Amnesty International calls out Algeria for prosecuting religious minority group
Algerian authorities should immediately drop all charges against members of the Ahmadi Religion of Peace and Light minority group, Amnesty International said Monday.
Eighteen members of the Ahmadi group face trial at the first instance court on Tuesday, for "participating in an unauthorised group" and "denigrating Islam".
Three members of them continue to be held in detention despite their lawyers appealing for their release on three separate occasions.
The court has rejected the lawyers' requests as the investigation is still ongoing.
"It is a travesty of justice that these individuals are being detained or prosecuted over their religious beliefs," wrote Amna Guellali, Amnesty International's Deputy Regional Director for the Middle East and North Africa, in the rights group report.
The Ahmadi Religion of Peace and Light was established in 1993. The religious group, which has around 70 active members in Algeria, follows the teachings of Imam Mahdi and venerates Imam Ahmed al-Hassan as its divine guide.

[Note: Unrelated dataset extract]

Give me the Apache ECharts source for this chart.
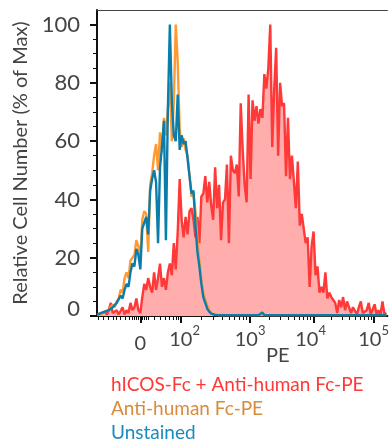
<!DOCTYPE html>
<html><head><meta charset="utf-8">
<script src="https://cdn.jsdelivr.net/npm/echarts@6/dist/echarts.min.js"></script>
<style>html,body{margin:0;padding:0;background:#fff}#c{width:392px;height:442px}</style>
</head><body><div id="c"></div>
<script>
// Histogram bins: channel = channelStart + channelStep * index (display channel units)
const channelStart = 0;
const channelStep = 2;
const hicos = [
0.5,0.3,1,0.5,1.5,0.5,2,4.5,1,0.5,
2,0.5,1,3,0.5,2,1,4.5,2,3,
6,2,1,6.5,11,9,13,10,8,15,
9,13,18,10,13,9,15,18,14,25,
16,29,47,33,27,34,28,36,37,33,
27,34,25,41,42,48,39,46,38,33,
51,37,45,26,39,40,52,25,55,50,
49,52,41,73,57,45,39,76,47,74,
67,72,66,71,68,83,78,85,100,58,
78,92,55,80,72,73,48,68,47,55,
46,37,53,31,35,30,25,27,10,24,
29,14,17,8,10,8,15,6,8,6.5,
5.5,4.5,1,5.5,3,6.5,2,5,3,1,
3,3,0.5,3,5,1,0.5,2,4.5,0.5,
1,4,0.5,2,0.5,5,0.5,1
];
const antiHuman = [
0.5,1,0.5,1,1.5,2,2,3,4,3,
5,6,9,8,13,15,13,19,20,21,
26,24,20,33,36,35,22,45,49,55,
59,50,63,56,68,62,71,80,60,73,
100,87,64,58,61,57,55,48,41,42,
36,26,19,12,8,5.5,3.5,2,1,0.8,
0.5,0.4,0.3,0.3,0.4,0.3,0.3,0.3,0.3,0.3,
0.3,0.3,0.3,0.3,0.3,0.3,0.3,0.3,0.3,0.3,
0.3,0.3,0.3,0.3,0.3,0.3,0.3,0.3,0.3,0.3,
0.3,0.3,0.3,0.3,0.3,0.3,0.3,0.3,0.3,0.3,
0.3,0.3,0.3,0.3,0.3,0.3,0.3,0.3,0.3,0.3,
0.3,0.3,0.3,0.3,0.3,0.3,0.3,0.3,0.3,0.3,
0.3,0.3,0.3,0.3,0.3,0.3,0.3,0.3,0.3,0.3,
0.3,0.3,0.3,0.3,0.3,0.3,0.3,0.3,0.3,0.3,
0.3,0.3,0.3,0.3,0.3,0.3,0.3,0.3
];
const unstained = [
0.5,0.5,1,0.5,1.5,1,2,1.5,3,2.5,
4.5,4,7,6,9,11,10,15,18,17,
23,21,16,30,32,34,28,43,47,50,
46,25,51,58,67,26,71,100,74,62,
60,76,57,62,59,60,54,48,42,43,
31,22,17,11,6.5,4.5,2.5,1.5,0.8,0.5,
0.4,0.3,0.3,0.3,0.3,0.3,0.3,0.3,0.3,0.3,
0.3,0.3,0.3,0.3,0.3,0.3,0.3,0.3,0.3,0.3,
0.3,0.3,0.3,0.3,1.2,0.3,0.3,0.3,0.3,0.3,
0.3,0.3,0.3,0.3,0.3,0.3,0.3,0.3,0.3,0.3,
0.3,0.3,0.3,0.3,0.3,0.3,0.3,0.3,0.3,0.3,
0.3,0.3,0.3,0.3,0.3,0.3,0.3,0.3,0.3,0.3,
0.3,0.3,0.3,0.3,0.3,0.3,0.3,0.3,0.3,0.3,
0.3,0.3,0.3,0.3,0.3,0.3,0.3,0.3,0.3,0.3,
0.3,0.3,0.3,0.3,0.3,0.3,0.3,0.3
];
const seriesNames = ['hICOS-Fc + Anti-human Fc-PE', 'Anti-human Fc-PE', 'Unstained'];
const yTickValues = [0, 20, 40, 60, 80, 100];
const xTickBase = ['0', '10', '10', '10', '10'];
const xTickExp = ['', '2', '3', '4', '5'];
const xTickChannel = [44, 85, 155, 220, 281];
const xLabelChannel = [44, 89, 155.5, 217, 281];
const xAxisTitle = 'PE';
const yAxisTitle = 'Relative Cell Number (% of Max)';

// minor tick channels (biexponential display)
const xMinor = [1,6,11,16,20,24,29,33,36,38,40,42,46,48,50,52,58,64,69,73,77,80,83];
for (let k = 2; k <= 9; k++) {
  const l = Math.log10(k);
  xMinor.push(85 + 70 * l, 155 + 65 * l, 220 + 61 * l);
}
const yMinor = [];
for (let v = 5; v < 105; v += 5) if (v % 20 !== 0) yMinor.push(v);

const toPts = arr => arr.map((v, i) => [channelStart + channelStep * i, v]);

const FONT = 'Lato';
const TXT = '#444';
const colors = ['#ff3838', '#ff9a33', '#0b7dab'];
const legendColors = ['#ff3838', '#d98a3a', '#1a8bbf'];

const chart = echarts.init(document.getElementById('c'));
chart.setOption({
  animation: false,
  grid: { left: 97, right: 0, top: 10, bottom: 126 },
  xAxis: [
    {
      type: 'value', min: 0, max: 295, position: 'bottom',
      axisLine: { show: true, lineStyle: { color: '#111', width: 2 } },
      axisTick: { show: true, length: 7, customValues: xTickChannel, lineStyle: { color: '#111', width: 2 } },
      axisLabel: {
        customValues: xLabelChannel, margin: 8, color: TXT, fontFamily: FONT, fontSize: 20,
        formatter: v => {
          const i = xLabelChannel.indexOf(v);
          if (i < 0) return '';
          return xTickExp[i] ? '{b|' + xTickBase[i] + '}{s|' + xTickExp[i] + '}' : '{z|' + xTickBase[i] + '}';
        },
        rich: {
          b: { fontSize: 20, fontFamily: FONT, color: TXT, lineHeight: 26, verticalAlign: 'bottom' },
          s: { fontSize: 13, fontFamily: FONT, color: TXT, lineHeight: 26, verticalAlign: 'top' },
          z: { fontSize: 20, fontFamily: FONT, color: TXT, lineHeight: 26, padding: [13, 0, 0, 0] }
        }
      },
      splitLine: { show: false },
      name: xAxisTitle, nameLocation: 'middle', nameGap: 30, nameMoveOverlap: false,
      nameTextStyle: { color: TXT, fontFamily: FONT, fontSize: 20, padding: [0, 0, 0, 71] }
    },
    {
      type: 'value', min: 0, max: 295, position: 'bottom',
      axisLine: { show: false },
      axisTick: { show: true, length: 4, customValues: xMinor, lineStyle: { color: '#111', width: 1 } },
      axisLabel: { show: false }, splitLine: { show: false }
    },
    {
      type: 'value', min: 0, max: 295, position: 'top',
      axisLine: { show: true, lineStyle: { color: '#444', width: 1 } },
      axisTick: { show: false }, axisLabel: { show: false }, splitLine: { show: false }
    }
  ],
  yAxis: [
    {
      type: 'value', min: 0, max: 105, position: 'left',
      axisLine: { show: true, lineStyle: { color: '#111', width: 2 } },
      axisTick: { show: true, length: 7, customValues: yTickValues, lineStyle: { color: '#111', width: 2 } },
      axisLabel: {
        customValues: yTickValues, margin: 17, color: TXT, fontFamily: FONT, fontSize: 22,
        formatter: v => v === 0 ? '{z|0}' : String(v),
        rich: { z: { fontSize: 22, fontFamily: FONT, color: TXT, padding: [0, 0, 14, 0] } }
      },
      splitLine: { show: false },
      name: yAxisTitle, nameLocation: 'middle', nameGap: 62,
      nameTextStyle: { color: TXT, fontFamily: FONT, fontSize: 20 }
    },
    {
      type: 'value', min: 0, max: 105, position: 'left',
      axisLine: { show: false },
      axisTick: { show: true, length: 4, customValues: yMinor, lineStyle: { color: '#111', width: 1 } },
      axisLabel: { show: false }, splitLine: { show: false }
    }
  ],
  series: [
    {
      name: seriesNames[0], type: 'line', data: toPts(hicos), symbol: 'none',
      lineStyle: { color: colors[0], width: 2.4 },
      areaStyle: { color: '#ffadad', opacity: 1 }, z: 2
    },
    {
      name: seriesNames[1], type: 'line', data: toPts(antiHuman), symbol: 'none',
      lineStyle: { color: colors[1], width: 2.4 }, z: 3
    },
    {
      name: seriesNames[2], type: 'line', data: toPts(unstained), symbol: 'none',
      lineStyle: { color: colors[2], width: 2.4 }, z: 4
    }
  ],
  graphic: seriesNames.map((n, i) => ({
    type: 'text', left: 111, top: 375 + i * 24,
    style: { text: n, fill: legendColors[i], font: '19px Lato' }
  }))
});
</script>
</body></html>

Ninety-nine per cent of Algeria's population (amounting to around 43 million) are Sunni Muslims following the Maliki school. Other religious groups together constitute less than 1 per cent of the population including Christians, Jews, Ahmadi Muslims, Shia Muslims, and a community of Ibadi Muslims residing principally in the Province of Ghardaia, northern-central of Algeria.
Under the International Covenant on Civil and Political Rights, which Algeria has ratified, governments must ensure the right to freedom of religion, thought, and conscience of everyone under their jurisdiction, namely religious minorities.
However, Algerian officials have repressed the Ahmadis on more than one occasion.
In 2006, Algeria passed Decree 06-03 which introduced restrictions on the exercise of religions other than Islam.
Between 2017 and 2022, Algerian authorities used both this Decree and the country's Penal Code to prosecute hundreds of non-Sunni believers and to close several Protestant churches.
In fact, Algerians can face prison terms of up to five years for blasphemy under Article 144 Section 2 of the Criminal Code and article 77 of the Information Code of 1990. Article 26 of the Criminal Code furthermore censors content "contrary to Islamic morals" as determined by the government.
In 2017, Ahmed Ouyahia, then-chief of the cabinet to President Abdelaziz Bouteflika, said that "there are no human rights or freedom of religion" in the matter of the Ahmadis, because "Algeria has been a Muslim country for 14 centuries." He called on Algerians to "protect the country from the Shia and Ahmadiyya sects."
Algeria's new Constitution, adopted in November 2020, dropped freedom of religion and belief from the Rights and freedoms chapter, and only upheld "freedom to practice religion" while stating that it "must be exercised in respect of the law."